# there's a couple MXLs on ebay



## atpjunkie (Mar 23, 2002)

right now, not my size. One in the sweet T-Kom livery.


----------



## CLudlow (Sep 27, 2005)

*Shhhhh... *

Yes that is nice livery....


----------



## atpjunkie (Mar 23, 2002)

*I want 61 C MXLs and/or Corsas in*

Faema
Molteni
7-11
Motorola
Kelme
T-Kom

am I msiing any?

there was a Kelme one a few months ago, schwwwwinnng!


----------



## Guest (Sep 13, 2006)

How about just flawless blue?

http://cgi.ebay.ca/New-Bicycle-fram...7QQihZ001QQcategoryZ98084QQrdZ1QQcmdZViewItem


----------



## atpjunkie (Mar 23, 2002)

*it's a strada not an MXL*

I want the max tubing not the strada or sl or slx

thanx though, quite tempting


----------



## jroden (Jun 15, 2004)

Here's an odd duck MXL--wonder if it handles like a bucket of paint?
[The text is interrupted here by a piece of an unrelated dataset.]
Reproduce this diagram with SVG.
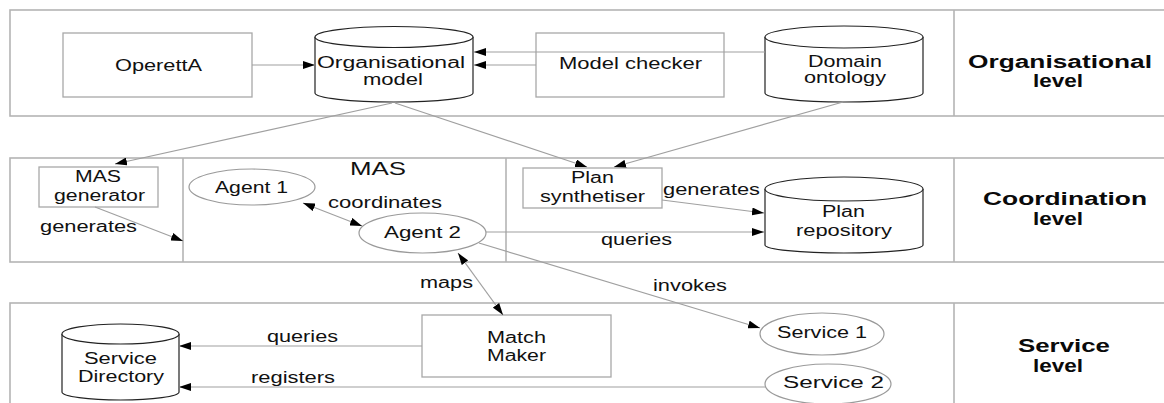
<svg xmlns="http://www.w3.org/2000/svg" width="1164" height="403" viewBox="0 0 1164 403">
  <style>
    .band { fill: none; stroke: #b4b4b4; stroke-width: 1.6; }
    .box { fill: none; stroke: #a8a8a8; stroke-width: 1.3; }
    .cyl { fill: #fff; stroke: #222; stroke-width: 1.2; }
    .ell { fill: #fff; stroke: #9a9a9a; stroke-width: 1.2; }
    .edge { fill: none; stroke: #a0a0a0; stroke-width: 1.2; }
    text { font-family: "Liberation Sans", Arial, sans-serif; fill: #111; }
    .t { font-size: 16px; }
    .lvl { font-size: 18px; font-weight: bold; fill: #0a0a0a; }
  </style>
  <defs>
    <marker id="arr" viewBox="0 0 12 8" refX="12" refY="4" markerWidth="12" markerHeight="8" markerUnits="userSpaceOnUse" orient="auto-start-reverse">
      <path d="M0,0 L12,4 L0,8 Z" fill="#000"/>
    </marker>
  </defs>

  <rect width="1164" height="403" fill="#fff"/>

  <!-- level bands -->
  <g id="bands">
    <rect class="band" x="10" y="10" width="1170" height="106"/>
    <line class="band" x1="954" y1="10" x2="954" y2="116"/>
    <rect class="band" x="10" y="158" width="1170" height="104"/>
    <line class="band" x1="183" y1="158" x2="183" y2="262"/>
    <line class="band" x1="506" y1="158" x2="506" y2="262"/>
    <line class="band" x1="954" y1="158" x2="954" y2="262"/>
    <rect class="band" x="10" y="303" width="1170" height="120"/>
    <line class="band" x1="954" y1="303" x2="954" y2="403"/>
  </g>

  <!-- nodes of the organisational level -->
  <g id="operetta">
    <rect class="box" x="63" y="33" width="189" height="64"/>
    <text class="t" x="115" y="71" textLength="87" lengthAdjust="spacingAndGlyphs">OperettA</text>
  </g>
  <g id="organisational-model">
    <path class="cyl" d="M315,37 L315,93 A79,9 0 0 0 473,93 L473,37"/>
    <ellipse class="cyl" cx="394" cy="37" rx="79" ry="10.5"/>
    <text class="t" x="317" y="68" textLength="148" lengthAdjust="spacingAndGlyphs">Organisational</text>
    <text class="t" x="363" y="85" textLength="60" lengthAdjust="spacingAndGlyphs">model</text>
  </g>
  <g id="model-checker">
    <rect class="box" x="536" y="33" width="188" height="64"/>
    <text class="t" x="559" y="69" textLength="143" lengthAdjust="spacingAndGlyphs">Model checker</text>
  </g>
  <g id="domain-ontology">
    <path class="cyl" d="M765,37 L765,93 A79,9 0 0 0 923,93 L923,37"/>
    <ellipse class="cyl" cx="844" cy="37" rx="79" ry="11"/>
    <text class="t" x="808" y="67" textLength="74" lengthAdjust="spacingAndGlyphs">Domain</text>
    <text class="t" x="804" y="83" textLength="82" lengthAdjust="spacingAndGlyphs">ontology</text>
  </g>
  <g id="organisational-level">
    <text class="lvl" x="968" y="68" textLength="184" lengthAdjust="spacingAndGlyphs">Organisational</text>
    <text class="lvl" x="1033" y="87" textLength="50" lengthAdjust="spacingAndGlyphs">level</text>
  </g>

  <!-- nodes of the coordination level -->
  <g id="mas-generator">
    <rect class="box" x="39" y="167" width="119" height="40"/>
    <text class="t" x="75" y="182" textLength="46" lengthAdjust="spacingAndGlyphs">MAS</text>
    <text class="t" x="54" y="201" textLength="91" lengthAdjust="spacingAndGlyphs">generator</text>
  </g>
  <g id="mas">
    <text x="350" y="175" font-size="18" textLength="56" lengthAdjust="spacingAndGlyphs">MAS</text>
  </g>
  <g id="agent-1">
    <ellipse class="ell" cx="252" cy="187" rx="63" ry="18"/>
    <text class="t" x="215" y="193" textLength="73" lengthAdjust="spacingAndGlyphs">Agent 1</text>
  </g>
  <g id="agent-2">
    <ellipse class="ell" cx="422.5" cy="233" rx="63.5" ry="20"/>
    <text class="t" x="384" y="238" textLength="77" lengthAdjust="spacingAndGlyphs">Agent 2</text>
  </g>
  <g id="plan-synthetiser">
    <rect class="box" x="523" y="168" width="139" height="40"/>
    <text class="t" x="571" y="183" textLength="43" lengthAdjust="spacingAndGlyphs">Plan</text>
    <text class="t" x="540" y="202" textLength="105" lengthAdjust="spacingAndGlyphs">synthetiser</text>
  </g>
  <g id="plan-repository">
    <path class="cyl" d="M765,189 L765,245 A79,8 0 0 0 923,245 L923,189"/>
    <ellipse class="cyl" cx="844" cy="189" rx="79" ry="12"/>
    <text class="t" x="822" y="217" textLength="43" lengthAdjust="spacingAndGlyphs">Plan</text>
    <text class="t" x="796" y="236" textLength="96" lengthAdjust="spacingAndGlyphs">repository</text>
  </g>
  <g id="coordination-level">
    <text class="lvl" x="983" y="205" textLength="164" lengthAdjust="spacingAndGlyphs">Coordination</text>
    <text class="lvl" x="1033" y="225" textLength="50" lengthAdjust="spacingAndGlyphs">level</text>
  </g>

  <!-- nodes of the service level -->
  <g id="service-directory">
    <path class="cyl" d="M62,334 L62,392 A58.5,8 0 0 0 179,392 L179,334"/>
    <ellipse class="cyl" cx="120.5" cy="334" rx="58.5" ry="10"/>
    <text class="t" x="84" y="364" textLength="73" lengthAdjust="spacingAndGlyphs">Service</text>
    <text class="t" x="78" y="382" textLength="86" lengthAdjust="spacingAndGlyphs">Directory</text>
  </g>
  <g id="match-maker">
    <rect class="box" x="422" y="315" width="189" height="62"/>
    <text class="t" x="487" y="343" textLength="59" lengthAdjust="spacingAndGlyphs">Match</text>
    <text class="t" x="487" y="361" textLength="59" lengthAdjust="spacingAndGlyphs">Maker</text>
  </g>
  <g id="service-1">
    <ellipse class="ell" cx="822" cy="334" rx="62" ry="21"/>
    <text class="t" x="777" y="338" textLength="90" lengthAdjust="spacingAndGlyphs">Service 1</text>
  </g>
  <g id="service-2">
    <ellipse class="ell" cx="828" cy="384" rx="63" ry="20"/>
    <text class="t" x="783" y="388" textLength="101" lengthAdjust="spacingAndGlyphs">Service 2</text>
  </g>
  <g id="service-level">
    <text class="lvl" x="1018" y="352" textLength="92" lengthAdjust="spacingAndGlyphs">Service</text>
    <text class="lvl" x="1033" y="372" textLength="50" lengthAdjust="spacingAndGlyphs">level</text>
  </g>

  <!-- connectors -->
  <g id="connectors">
    <line class="edge" x1="252" y1="65" x2="315" y2="65" marker-end="url(#arr)"/>
    <line class="edge" x1="765" y1="52" x2="474" y2="52" marker-end="url(#arr)"/>
    <line class="edge" x1="536" y1="65" x2="474" y2="65" marker-end="url(#arr)"/>
    <line class="edge" x1="392" y1="103" x2="115" y2="164" marker-end="url(#arr)"/>
    <line class="edge" x1="395" y1="103" x2="587" y2="167" marker-end="url(#arr)"/>
    <line class="edge" x1="843" y1="102" x2="614" y2="167" marker-end="url(#arr)"/>
    <line class="edge" x1="95" y1="207" x2="183" y2="241" marker-end="url(#arr)"/>
    <line class="edge" x1="303" y1="203" x2="362" y2="226" marker-start="url(#arr)" marker-end="url(#arr)"/>
    <line class="edge" x1="662" y1="200" x2="764" y2="213" marker-end="url(#arr)"/>
    <line class="edge" x1="486" y1="232" x2="764" y2="232" marker-end="url(#arr)"/>
    <line class="edge" x1="479" y1="243" x2="760" y2="328" marker-end="url(#arr)"/>
    <line class="edge" x1="458" y1="253" x2="503" y2="315" marker-start="url(#arr)" marker-end="url(#arr)"/>
    <line class="edge" x1="422" y1="346" x2="179" y2="346" marker-end="url(#arr)"/>
    <line class="edge" x1="766" y1="387" x2="179" y2="387" marker-end="url(#arr)"/>
    <text class="t" x="40" y="232" textLength="97" lengthAdjust="spacingAndGlyphs">generates</text>
    <text class="t" x="328" y="208" textLength="114" lengthAdjust="spacingAndGlyphs">coordinates</text>
    <text class="t" x="663" y="195" textLength="97" lengthAdjust="spacingAndGlyphs">generates</text>
    <text class="t" x="601" y="245" textLength="71" lengthAdjust="spacingAndGlyphs">queries</text>
    <text class="t" x="653" y="291" textLength="74" lengthAdjust="spacingAndGlyphs">invokes</text>
    <text class="t" x="420" y="288" textLength="53" lengthAdjust="spacingAndGlyphs">maps</text>
    <text class="t" x="267" y="342" textLength="71" lengthAdjust="spacingAndGlyphs">queries</text>
    <text class="t" x="251" y="383" textLength="84" lengthAdjust="spacingAndGlyphs">registers</text>
  </g>
</svg>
http://cgi.ebay.com/EDDY-MERCKX-MX-...ryZ98084QQssPageNameZWDVWQQrdZ1QQcmdZViewItem


----------



## CLudlow (Sep 27, 2005)

It's a TT geometry frame. I bet it handles just fine.  And for the current price of $82 it's a steal. I emailed the seller and it's a legit MX Leader. I've seen another old-style Merckx TT frame with the seat tube extension. If it stays that cheap I'll add another MX Leader TT frame to my stable. :thumbsup: 

Chris


----------